Commit to that thing that you're fearing
but you know you want to do. I'm going
to use example of networking events
because I think that's the best example
from my personal experience.
It's getting that first ticket to your
networking event and confirming that
you're going to go to it in two weeks
time. That's the courage bit. So, second
thing in that cycle is [music] exposure.
When you go to that networking event,
are you standing in the corner of the
room looking around like guys
guys
or are you actually going to people and
talking [music] to them? Because it's
one thing to sign up and go there. is
another thing to be present and involve
yourself inside of the event. So talk
[music] to people, people that are
slightly younger than you, people that
are the same age, people that are triple
your age,
right? That's the exposure part of the
cycle. And then you gain your
competence. Keep doing it over and over
again. [music] Keep going to networking
events. Keep talking to different
people. Keep doing it over and over
again.

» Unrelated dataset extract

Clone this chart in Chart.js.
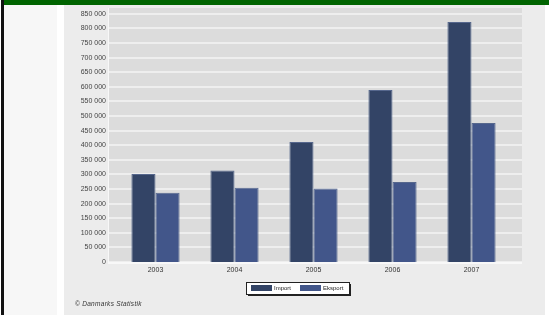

It won't be easy, but by the time
you know it, you're going to be a little
expert. You know what I mean? You'll be
all right. And then finally, you have
the confidence and the trust that comes
with it. If you know you can go to a
networking event and you can talk to
someone that's completely different to
you, different demographic, different
[music] age, whatever,
you'll be fine, right? And that's how
you build for confidence in going to
networking events. So the key idea here
is immersion. When you go to the
networking event, are you involving
yourself or are you just in the corner a
bit reserved, not really fulfilling the
promise that you made to yourself?
Because when you expose yourself, that's
the first little, you know, level that
you jump because anyone can sign up for
an event. Not everyone actually shows
up. You'll be surprised. You can have
100 people that sign up for an event.
maybe only 70 show up, 50 sometimes.
And that's to me that's crazy. When I
sign up for an event, I make sure to go.
So, immerse yourself. That is a method
to build your confidence. Another thing
that I want to pick up on is addressing
fear because
fear can just hold you back, right? Fear
tells you don't do this thing otherwise
this bad thing will happen. But you need
to understand that fear binds to
self-limiting beliefs.
If you believe that you're not good
enough to do something, fear will just
latch on to it. Be like, "Safe, safe,
I'll take that. Let me take that. Let me
tell you, yeah, you can't do it." You
know why? Because when you go on that
stage, you're going to trip and fall.
You're going to stutter. Everyone's
going to laugh. Not to say that it's self-inflicted.